Dopamine and serotonin. When training with positive reinforcement the animal can experience all the positive effects of dopamine such as memory, learning, attention, sleep and reward recognition. This also leads to an increase in serotonin, which is key in reducing depression and aggression.
React better to novel stimuli. An animal trained with rewards has a more positive outlook on life. (glass half full) This is especially true to animals that are a couple of years on in training, they tend to be less easily scarred by novelty and learn new behaviours fast.
Better at teaching complex behaviours. While negative reinforcement is very efficient at teaching avoidance-based behaviours such as backing away from the handler it is less efficient than positive reinforcement when it comes to nuanced, complex behaviours because the animal is primarily focused on escape (flight) rather than on completing the goal behaviour.

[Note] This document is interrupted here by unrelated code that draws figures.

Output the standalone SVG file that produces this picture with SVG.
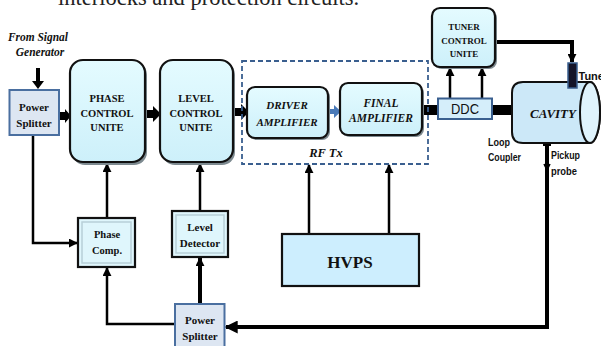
<svg xmlns="http://www.w3.org/2000/svg" width="601" height="346" viewBox="0 0 601 346">
<defs>
<style>
.tb{font-family:"Liberation Serif","Times New Roman",serif;font-weight:bold;fill:#111;text-anchor:middle}
.tbi{font-family:"Liberation Serif","Times New Roman",serif;font-weight:bold;font-style:italic;fill:#111;text-anchor:middle}
.sn{font-family:"Liberation Sans Narrow","Liberation Sans",Arial,sans-serif;font-weight:bold;fill:#111}
.rbox{fill:url(#cy);stroke:#111;stroke-width:2.2}
.shadow{fill:#7d8a90}
.ln{fill:none;stroke:#000;stroke-width:2.5}
.lnt{fill:none;stroke:#000;stroke-width:4}
</style>
<linearGradient id="cy" x1="0" y1="0" x2="0" y2="1">
<stop offset="0" stop-color="#e4fbff"/>
<stop offset="1" stop-color="#cdf0fa"/>
</linearGradient>
<marker id="ah" viewBox="0 0 10 10" refX="9" refY="5" markerWidth="9" markerHeight="9" markerUnits="userSpaceOnUse" orient="auto">
<path d="M0,0 L10,5 L0,10 Z" fill="#000"/>
</marker>
<marker id="ahb" viewBox="0 0 10 10" refX="9" refY="5" markerWidth="13" markerHeight="13" markerUnits="userSpaceOnUse" orient="auto">
<path d="M0,0 L10,5 L0,10 Z" fill="#000"/>
</marker>
</defs>
<rect width="601" height="346" fill="#fff"/>

<text x="58" y="5" style="font-family:'Liberation Serif','Times New Roman',serif;font-size:22.5px;fill:#222">interlocks and protection circuits.</text>

<g id="connectors">
<!-- signal generator arrow -->
<path d="M36,68 H40 V81 H44 L38,89 L32,81 H36 Z" fill="#000"/>
<!-- power splitter -> phase control -->
<path d="M59,112 H65 V109 L71,116 L65,123 V120 H59 Z" fill="#000"/>
<!-- phase -> level -->
<path d="M145,110 H153 V106 L161,114 L153,122 V118 H145 Z" fill="#000"/>
<!-- level -> driver -->
<path d="M233,108 H241 V104 L249,112 L241,120 V116 H233 Z" fill="#000"/>
<!-- driver -> final (blue) -->
<path d="M328,109 H334 V105 L341,111.5 L334,118 V114 H328 Z" fill="#4a7ab8"/>
<!-- final -> DDC -->
<rect x="422" y="105" width="17" height="10" fill="#000"/>
<!-- DDC -> cavity loop coupler -->
<path d="M492,105 H517 V115 H492 Z" fill="#000"/>
<path d="M515,105 Q526,106 525,114 Q524,121 518,121" fill="none" stroke="#000" stroke-width="3.5"/>
<path d="M513,121 L520,116 L520,126 Z" fill="#000"/>
<!-- DDC -> tuner control (two arrows) -->
<line x1="450" y1="98" x2="450" y2="68" class="ln" marker-end="url(#ah)"/>
<line x1="482" y1="98" x2="482" y2="68" class="ln" marker-end="url(#ah)"/>
<!-- tuner control -> tuner -->
<path d="M495,42 H572 V62" class="lnt" stroke-width="3.5" marker-end="url(#ah)"/>
<!-- HVPS -> RF Tx -->
<line x1="309" y1="234" x2="309" y2="165" class="ln" marker-end="url(#ah)"/>
<line x1="389" y1="234" x2="389" y2="165" class="ln" marker-end="url(#ah)"/>
<!-- phase comp -> phase control -->
<line x1="107" y1="218" x2="107" y2="164" class="ln" stroke-width="3" marker-end="url(#ah)"/>
<!-- level detector -> level control -->
<line x1="200" y1="211" x2="200" y2="164" class="ln" stroke-width="3" marker-end="url(#ah)"/>
<!-- power splitter -> phase comp -->
<path d="M33,135 V243 H77" class="ln" stroke-width="3" marker-end="url(#ah)"/>
<!-- bottom power splitter -> phase comp -->
<path d="M175,324 H107 V268" class="ln" stroke-width="3" marker-end="url(#ah)"/>
<!-- bottom power splitter -> level detector -->
<line x1="200" y1="304" x2="200" y2="258" class="lnt" marker-end="url(#ah)"/>
<!-- pickup probe -> bottom power splitter -->
<path d="M547,144 V327 H226" class="lnt" stroke-width="4.5" marker-end="url(#ahb)"/>
<path d="M543,142 Q547,139 551,142 L551,146 L543,146 Z" fill="#000"/>
<path d="M544,164 L547,170 L550,164" fill="none" stroke="#000" stroke-width="1.5"/>
</g>

<g id="source-label">
<text x="38" y="41" class="tbi" style="font-size:11.5px" textLength="60" lengthAdjust="spacingAndGlyphs">From Signal</text>
<text x="40" y="56" class="tbi" style="font-size:11.5px">Generator</text>
</g>

<g id="power-splitter-top">
<rect x="9.5" y="90" width="49.5" height="45" fill="#dde6f2" stroke="#4a6fa0" stroke-width="2"/>
<text x="34" y="111" class="tb" style="font-size:11px">Power</text>
<text x="34" y="127" class="tb" style="font-size:11px">Splitter</text>
</g>

<g id="phase-control">
<rect x="72" y="62" width="75" height="103" rx="13" class="shadow"/>
<rect x="70" y="60" width="75" height="102" rx="13" class="rbox"/>
<text x="107" y="102" class="tb" style="font-size:10.5px">PHASE</text>
<text x="107" y="117" class="tb" style="font-size:10.5px">CONTROL</text>
<text x="107" y="131" class="tb" style="font-size:10.5px">UNITE</text>
</g>

<g id="level-control">
<rect x="162" y="62" width="73" height="103" rx="13" class="shadow"/>
<rect x="160" y="60" width="73" height="102" rx="13" class="rbox"/>
<text x="196" y="102" class="tb" style="font-size:10.5px">LEVEL</text>
<text x="196" y="117" class="tb" style="font-size:10.5px">CONTROL</text>
<text x="196" y="131" class="tb" style="font-size:10.5px">UNITE</text>
</g>

<g id="rf-tx">
<rect x="242" y="61" width="186" height="103" fill="none" stroke="#3a5f8f" stroke-width="1.8" stroke-dasharray="5,3"/>
<text x="326" y="157" class="tbi" style="font-size:12.5px">RF Tx</text>
</g>

<g id="driver-amplifier">
<rect x="249" y="89" width="81" height="51" rx="8" class="shadow"/>
<rect x="247" y="87" width="81" height="51" rx="8" class="rbox"/>
<text x="287" y="109" class="tbi" style="font-size:11px">DRIVER</text>
<text x="287" y="126" class="tbi" style="font-size:11px">AMPLIFIER</text>
</g>

<g id="final-amplifier">
<rect x="342" y="85" width="82" height="52" rx="8" class="shadow"/>
<rect x="340" y="83" width="82" height="52" rx="8" class="rbox"/>
<text x="381" y="107" class="tbi" style="font-size:11.5px">FINAL</text>
<text x="381" y="122" class="tbi" style="font-size:11.5px">AMPLIFIER</text>
</g>

<g id="ddc">
<rect x="438" y="98.5" width="54" height="20.5" fill="#d5eefa" stroke="#3a5f8f" stroke-width="2"/>
<text x="465" y="114" style="font-family:'Liberation Sans',Arial,sans-serif;font-size:14px;fill:#111;text-anchor:middle" textLength="28" lengthAdjust="spacingAndGlyphs">DDC</text>
</g>

<g id="tuner-control">
<rect x="434" y="10" width="63" height="59" rx="8" class="shadow"/>
<rect x="432" y="8" width="63" height="59" rx="8" class="rbox"/>
<text x="464" y="30" class="tb" style="font-size:9px">TUNER</text>
<text x="464" y="44" class="tb" style="font-size:9px">CONTROL</text>
<text x="464" y="57" class="tb" style="font-size:9px">UNITE</text>
</g>

<g id="cavity">
<path d="M523,82 H590 A10,30.5 0 0 1 590,143 H523 Q512,143 512,132 V93 Q512,82 523,82 Z" fill="#cce8f8" stroke="#111" stroke-width="2"/>
<ellipse cx="590" cy="112.5" rx="10" ry="30.5" fill="#dff3fc" stroke="#111" stroke-width="2"/>
<text x="553" y="118" class="tbi" style="font-size:13px">CAVITY</text>
</g>

<g id="tuner">
<rect x="568" y="63" width="9" height="25" fill="#141428" stroke="#3a5f8f" stroke-width="1.5"/>
<text x="578.5" y="80" class="sn" style="font-size:11px">Tuner</text>
</g>

<g id="loop-coupler-label">
<text x="488" y="146" class="sn" style="font-size:11px" textLength="22" lengthAdjust="spacingAndGlyphs">Loop</text>
<text x="488" y="161" class="sn" style="font-size:11px" textLength="33" lengthAdjust="spacingAndGlyphs">Coupler</text>
</g>

<g id="pickup-label">
<text x="551" y="159" class="sn" style="font-size:11px" textLength="29" lengthAdjust="spacingAndGlyphs">Pickup</text>
<text x="551" y="175" class="sn" style="font-size:11px" textLength="26" lengthAdjust="spacingAndGlyphs">probe</text>
</g>

<g id="phase-comp">
<rect x="78" y="218" width="57" height="49" fill="#dff6fc" stroke="#111" stroke-width="2.2"/>
<rect x="82" y="222" width="49" height="41" fill="none" stroke="#b8cfd8" stroke-width="1.5"/>
<text x="107" y="238" class="tb" style="font-size:10.5px">Phase</text>
<text x="107" y="254" class="tb" style="font-size:10.5px">Comp.</text>
</g>

<g id="level-detector">
<rect x="172" y="211" width="56" height="46" fill="#dff6fc" stroke="#111" stroke-width="2.2"/>
<rect x="176" y="215" width="48" height="38" fill="none" stroke="#b8cfd8" stroke-width="1.5"/>
<text x="200" y="231" class="tb" style="font-size:11px">Level</text>
<text x="200" y="247" class="tb" style="font-size:11px">Detector</text>
</g>

<g id="hvps">
<rect x="282" y="234" width="137" height="52" fill="#cdeefe" stroke="#111" stroke-width="2.2"/>
<text x="350" y="268" class="tb" style="font-size:17px">HVPS</text>
</g>

<g id="power-splitter-bottom">
<rect x="175" y="304" width="49.5" height="44" fill="#dde6f2" stroke="#4a6fa0" stroke-width="2"/>
<text x="200" y="324" class="tb" style="font-size:11px">Power</text>
<text x="200" y="340" class="tb" style="font-size:11px">Splitter</text>
</g>
</svg>
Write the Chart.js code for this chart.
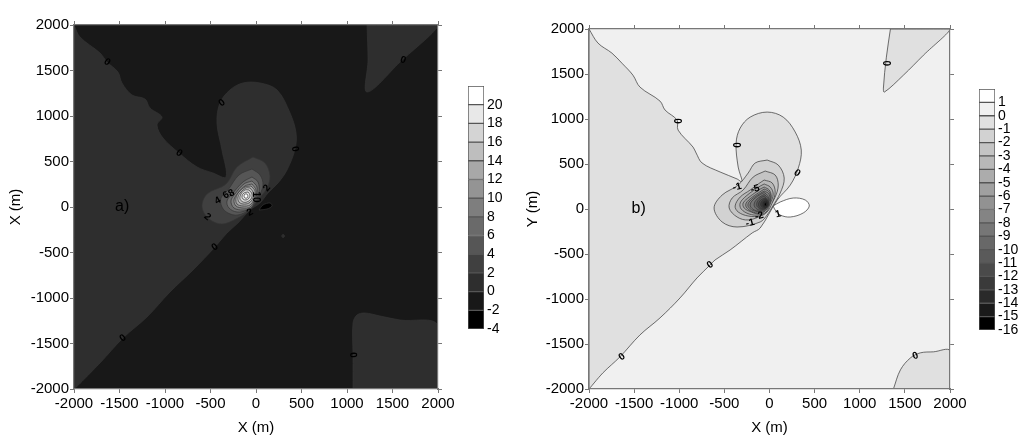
<!DOCTYPE html>
<html>
<head>
<meta charset="utf-8">
<script src="https://cdn.jsdelivr.net/npm/chart.js"></script>
<style>
  html, body { margin: 0; padding: 0; background: #fff; overflow: hidden; }
  canvas { position: absolute; filter: blur(0.4px); }
</style>
</head>
<body>
<canvas id="mapA" width="512" height="441" style="left:0;top:0"></canvas>
<canvas id="mapB" width="512" height="441" style="left:512px;top:0"></canvas>
<canvas id="barA" width="60" height="290" style="left:468px;top:60px"></canvas>
<canvas id="barB" width="45" height="290" style="left:979px;top:60px"></canvas>
<script>
// axis ticks (metres)
const axisTicks = [-2000, -1500, -1000, -500, 0, 500, 1000, 1500, 2000];

// colour bars
const barTicksA = [20, 18, 16, 14, 12, 10, 8, 6, 4, 2, 0, -2, -4];
const barColorsA = ['#ffffff', '#e8e8e8', '#d4d4d4', '#bebebe', '#a8a8a8', '#949494', '#7e7e7e', '#6a6a6a', '#565656', '#404040', '#2e2e2e', '#181818', '#000000'];
const barTicksB = [1, 0, -1, -2, -3, -4, -5, -6, -7, -8, -9, -10, -11, -12, -13, -14, -15, -16];
const barColorsB = ['#ffffff', '#f0f0f0', '#e0e0e0', '#d2d2d2', '#c4c4c4', '#b8b8b8', '#acacac', '#a0a0a0', '#929292', '#848484', '#767676', '#686868', '#5a5a5a', '#4a4a4a', '#3a3a3a', '#2a2a2a', '#1a1a1a', '#000000'];

// contour outlines, panel a (x, y in metres)
const fieldA = [[-2000,-2000],[2000,-2000],[2000,2000],[-2000,2000],[-2000,-2000]];
const a0West = [[-2000,2000],[-1934,1868],[-1714,1692],[-1637,1593],[-1517,1483],[-1473,1363],[-1363,1231],[-1220,1187],[-1165,1088],[-1033,989],[-1088,901],[-1022,758],[-846,593],[-648,440],[-473,374],[-330,330],[-374,626],[-429,923],[-396,1143],[-286,1286],[-143,1363],[44,1363],[231,1286],[374,1033],[440,813],[429,637],[341,407],[242,264],[132,154],[44,44],[-66,-33],[-198,-176],[-319,-286],[-451,-440],[-692,-692],[-945,-934],[-1198,-1209],[-1462,-1440],[-1714,-1714],[-2000,-2000],[-2000,2000]];
const a0SouthEast = [[1066,-2000],[1066,-1626],[1066,-1275],[1110,-1187],[1198,-1165],[1363,-1198],[1583,-1242],[2000,-1297],[2000,-2000],[1066,-2000]];
const a0NorthEast = [[1220,2000],[1231,1615],[1220,1264],[1583,1593],[2000,2000],[1220,2000]];
const a0Dot = [[280,-319],[297,-300],[314,-319],[297,-338],[280,-319]];
const aNeg = [[33,-33],[77,22],[154,44],[176,11],[121,-22],[33,-33]];
const a2 = [[-33,550],[99,484],[154,341],[121,209],[22,77],[-66,-33],[-220,-132],[-374,-187],[-516,-132],[-593,0],[-538,143],[-330,253],[-209,440],[-33,550]];
const a4 = [[-44,418],[44,352],[77,242],[22,99],[-66,-22],[-198,-88],[-308,-66],[-374,0],[-385,99],[-308,187],[-187,352],[-44,418]];
const a6 = [[-44,330],[22,275],[33,165],[-22,44],[-99,-33],[-209,-55],[-297,-11],[-319,66],[-253,154],[-143,275],[-44,330]];
const a8 = [[-44,286],[11,220],[0,110],[-55,-11],[-143,-33],[-242,-11],[-275,66],[-231,143],[-132,253],[-44,286]];
const a10 = [[-44,253],[0,187],[-11,88],[-66,0],[-143,-11],[-220,11],[-242,77],[-198,154],[-121,231],[-44,253]];
const a12 = [[-55,231],[-11,176],[-22,88],[-66,22],[-143,11],[-209,33],[-220,99],[-187,165],[-121,220],[-55,231]];
const a14 = [[-66,209],[-33,165],[-33,99],[-77,44],[-143,33],[-187,55],[-198,110],[-165,165],[-110,209],[-66,209]];
const a16 = [[-77,187],[-44,143],[-55,88],[-99,55],[-143,55],[-176,88],[-165,143],[-121,187],[-77,187]];
const a18 = [[-88,165],[-66,132],[-77,99],[-110,77],[-143,88],[-154,121],[-132,154],[-88,165]];
const a20 = [[-99,143],[-88,121],[-99,99],[-121,99],[-132,121],[-121,143],[-99,143]];

// contour outlines, panel b
const fieldB = [[-2000,-2000],[2000,-2000],[2000,2000],[-2000,2000],[-2000,-2000]];
const b0West = [[-2000,2000],[-1900,1843],[-1746,1732],[-1635,1620],[-1513,1487],[-1435,1354],[-1213,1199],[-1157,1099],[-1024,988],[-1013,877],[-847,688],[-813,622],[-747,511],[-547,411],[-358,333],[-303,300],[-347,466],[-370,733],[-325,899],[-214,1021],[-26,1077],[152,1021],[285,855],[352,655],[319,455],[230,266],[86,100],[-103,-211],[-192,-266],[-436,-455],[-603,-566],[-658,-622],[-803,-766],[-991,-988],[-1213,-1210],[-1435,-1399],[-1657,-1643],[-1846,-1821],[-2000,-2000],[-2000,2000]];
const b0SouthEast = [[1373,-2000],[1451,-1787],[1562,-1654],[1673,-1598],[1817,-1587],[2000,-1576],[2000,-2000],[1373,-2000]];
const b0NorthEast = [[1340,2000],[1295,1687],[1262,1343],[1273,1299],[1484,1487],[1706,1709],[2000,2000],[1340,2000]];
const bPos = [[41,33],[119,78],[263,122],[396,100],[441,33],[374,-44],[230,-89],[119,-67],[63,-11],[41,33]];
const b1 = [[-26,544],[97,488],[163,344],[119,178],[30,22],[-26,-67],[-103,-144],[-359,-200],[-525,-144],[-614,11],[-525,155],[-347,266],[-236,400],[-159,511],[-26,544]];
const b2 = [[-48,422],[63,377],[97,266],[63,133],[-14,11],[-81,-67],[-236,-122],[-359,-89],[-447,11],[-414,122],[-292,211],[-181,355],[-48,422]];
const b3 = [[-59,322],[30,289],[63,189],[30,67],[-26,-33],[-103,-78],[-236,-78],[-347,-33],[-381,33],[-325,133],[-214,211],[-125,278],[-59,322]];
const b4 = [[-59,278],[8,244],[41,167],[8,56],[-37,-33],[-114,-67],[-225,-56],[-314,0],[-325,67],[-259,144],[-170,211],[-103,255],[-59,278]];
const b5 = [[-59,244],[-3,211],[19,144],[-3,44],[-48,-22],[-114,-56],[-203,-33],[-281,11],[-292,67],[-225,133],[-148,189],[-103,222],[-59,244]];
const b6 = [[-59,222],[-8,195],[14,133],[-8,44],[-48,-16],[-114,-44],[-197,-28],[-258,22],[-258,67],[-197,128],[-125,178],[-59,222]];
const b7 = [[-59,200],[-8,170],[3,111],[-20,38],[-53,-11],[-114,-28],[-186,-16],[-236,28],[-231,72],[-181,122],[-114,167],[-59,200]];
const b8 = [[-59,183],[-20,150],[-8,100],[-31,28],[-64,-8],[-114,-22],[-170,-11],[-214,33],[-203,78],[-159,122],[-103,161],[-59,183]];
const b9 = [[-59,161],[-20,128],[-14,78],[-37,17],[-81,-8],[-137,-3],[-170,39],[-153,95],[-92,144],[-59,161]];
const b10 = [[-59,144],[-26,111],[-20,61],[-48,11],[-92,0],[-137,28],[-137,78],[-92,128],[-59,144]];
const b11 = [[-48,122],[-20,89],[-20,44],[-48,5],[-86,5],[-120,33],[-115,78],[-81,111],[-48,122]];
const b12 = [[-42,111],[-14,83],[-14,39],[-42,11],[-75,11],[-98,44],[-92,78],[-64,105],[-42,111]];
const b13 = [[-37,100],[-14,72],[-20,33],[-48,11],[-75,33],[-70,78],[-37,100]];
const b14 = [[-37,83],[-20,55],[-37,28],[-64,39],[-59,72],[-37,83]];
const b15 = [[-42,72],[-31,44],[-48,33],[-59,55],[-42,72]];

// in-plot labels: text, x, y, angle
const labelsA = [
  ['0',-1637,1593,35],['0',-374,1143,-35],['0',-846,593,35],['0',429,637,80],['0',1615,1615,20],
  ['0',-451,-440,-35],['0',-1462,-1440,-35],['0',1066,-1626,85],
  ['2',-533,-110,40],['2',121,209,-50],['4',-420,70,-30],['6',-330,130,-30],['8',-270,150,-30],['10',0,110,90],['2',-66,-60,-30]
];
const labelsB = [
  ['0',-1024,977,90],['0',-370,711,90],['0',307,400,35],['0',1284,1620,90],['0',-658,-622,-35],
  ['0',-1635,-1643,-35],['0',1617,-1632,-20],['1',97,-56,-15],['-1',-359,244,-15],['-1',-214,-155,-15],
  ['-5',-159,222,-15],['-2',-114,-78,-15]
];
const panelTagA = 'a)';
const panelTagB = 'b)';

const font = 'Liberation Sans';
const ink = '#000';

const mapText = {
  id: 'mapText',
  afterDatasetsDraw(chart, args, opts) {
    const c = chart.ctx;
    const sx = chart.scales.x, sy = chart.scales.y;
    c.save();
    c.textAlign = 'center';
    c.textBaseline = 'middle';
    c.fillStyle = '#000';
    c.font = 'bold 10px "' + font + '"';
    opts.items.forEach(([t, x, y, a]) => {
      c.save();
      c.translate(sx.getPixelForValue(x), sy.getPixelForValue(y));
      c.rotate(a * Math.PI / 180);
      c.fillText(t, 0, 0);
      c.restore();
    });
    c.fillStyle = ink;
    c.font = '16px "' + font + '"';
    c.fillText(opts.tag[0], sx.getPixelForValue(opts.tag[1]), sy.getPixelForValue(opts.tag[2]));
    c.restore();
  }
};

function frameAxis(pos, size) {
  return {
    position: pos, type: 'linear', min: -2000, max: 2000,
    afterBuildTicks: s => { s.ticks = axisTicks.map(v => ({ value: v })); },
    afterFit: s => { if (s.isHorizontal()) s.height = size; else s.width = size; },
    grid: { drawOnChartArea: false, color: '#777', tickLength: 4, z: 1 },
    border: { color: '#777', width: 1.2, z: 1 },
    ticks: { display: false }
  };
}

function drawMap(id, regions, yTitle, labels, tag, pad, titlePad) {
  const tickFont = { family: font, size: 15 };
  const x = frameAxis('bottom', 52);
  x.ticks = { color: ink, font: tickFont, padding: 2, maxRotation: 0, autoSkip: false, callback: v => String(v) };
  x.title = { display: true, text: 'X (m)', color: ink, font: tickFont, padding: { top: 0, bottom: 4 } };
  const y = frameAxis('left', pad.left);
  y.ticks = { color: ink, font: tickFont, padding: 1, autoSkip: false, callback: v => String(v) };
  y.title = { display: true, text: yTitle, color: ink, font: tickFont, padding: { top: titlePad, bottom: 0 } };
  new Chart(document.getElementById(id), {
    type: 'scatter',
    data: {
      datasets: regions.map((r, i) => ({
        data: r[0].map(p => ({ x: p[0], y: p[1] })),
        showLine: true,
        fill: 'shape',
        backgroundColor: r[1],
        borderColor: i === 0 ? r[1] : '#333',
        borderWidth: i === 0 ? 0 : 0.7,
        pointRadius: 0,
        tension: i === 0 ? 0 : 0.35,
        order: regions.length - i
      }))
    },
    options: {
      responsive: false,
      animation: false,
      events: [],
      layout: { padding: { left: 0, top: pad.top - 5, right: 69, bottom: 0 } },
      scales: { x: x, y: y, xTop: frameAxis('top', 5), yRight: frameAxis('right', 5) },
      plugins: {
        legend: { display: false },
        tooltip: { enabled: false },
        mapText: { items: labels, tag: tag }
      }
    },
    plugins: [mapText]
  });
}

function drawBar(id, ticks, colors, step, top, height, labelWidth) {
  new Chart(document.getElementById(id), {
    type: 'bar',
    data: {
      labels: [''],
      datasets: ticks.map((v, i) => ({
        data: [[v, v + step]],
        backgroundColor: colors[i],
        borderColor: '#555',
        borderWidth: 1,
        borderSkipped: false,
        barPercentage: 1,
        categoryPercentage: 1
      }))
    },
    options: {
      responsive: false,
      animation: false,
      events: [],
      layout: { padding: { left: 0, top: top, right: 0, bottom: 290 - top - height } },
      scales: {
        x: { stacked: true, display: false },
        y: {
          position: 'right',
          min: ticks[ticks.length - 1],
          max: ticks[0] + step,
          afterBuildTicks: s => { s.ticks = ticks.map(v => ({ value: v })); },
          afterFit: s => { s.width = labelWidth; },
          grid: { display: false, drawTicks: false },
          border: { display: false },
          ticks: { color: ink, font: { family: font, size: 14 }, padding: 3, autoSkip: false }
        }
      },
      plugins: { legend: { display: false }, tooltip: { enabled: false } }
    }
  });
}

drawMap('mapA', [
  [fieldA, barColorsA[11]], [a0West, barColorsA[10]], [a0SouthEast, barColorsA[10]], [a0NorthEast, barColorsA[10]],
  [a0Dot, barColorsA[10]], [aNeg, barColorsA[12]],
  [a2, barColorsA[9]], [a4, barColorsA[8]], [a6, barColorsA[7]], [a8, barColorsA[6]], [a10, barColorsA[5]],
  [a12, barColorsA[4]], [a14, barColorsA[3]], [a16, barColorsA[2]], [a18, barColorsA[1]], [a20, barColorsA[0]]
], 'X (m)', labelsA, [panelTagA, -1470, 0], { left: 74, top: 25 }, 7);

drawMap('mapB', [
  [fieldB, barColorsB[1]], [b0West, barColorsB[2]], [b0SouthEast, barColorsB[2]], [b0NorthEast, barColorsB[2]],
  [bPos, barColorsB[0]], [b1, barColorsB[3]], [b2, barColorsB[4]], [b3, barColorsB[5]], [b4, barColorsB[6]],
  [b5, barColorsB[7]], [b6, barColorsB[8]], [b7, barColorsB[9]], [b8, barColorsB[10]], [b9, barColorsB[11]],
  [b10, barColorsB[12]], [b11, barColorsB[13]], [b12, barColorsB[14]], [b13, barColorsB[15]], [b14, barColorsB[16]], [b15, barColorsB[17]]
], 'Y (m)', labelsB, [panelTagB, -1450, 0], { left: 77, top: 29 }, 12);

drawBar('barA', barTicksA, barColorsA, 2, 26, 243, 44);
drawBar('barB', barTicksB, barColorsB, 1, 29, 241, 29);
</script>
</body>
</html>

man-hand-holding-dog-clicker-positive-re

Clicker training

Clicker trainers uses positive reinforcement with the addition of a bridge signal which is most often a small noise maker called a clicker. The purpose of the clicker is to improve timing, to be able to precisely mark the moment the horse did the desired behaviour so he knows what earned him a reinforcer. For example: A rider is working on improving his horse canter by rewarding every time he takes the canter on the correct lead. Using a bridge signal, the rider can mark when the horse takes the canter on the correct lead. He can then go back to walk, halt and deliver the reinforcer to his horse.

The use of a bridge signal may not always be necessary (eg. when the reinforcer can be delivered immediately) or recommend (eg. when counter-conditioning a horse to an intense fear you do not want to pair the bridge signal with the feared stimuli).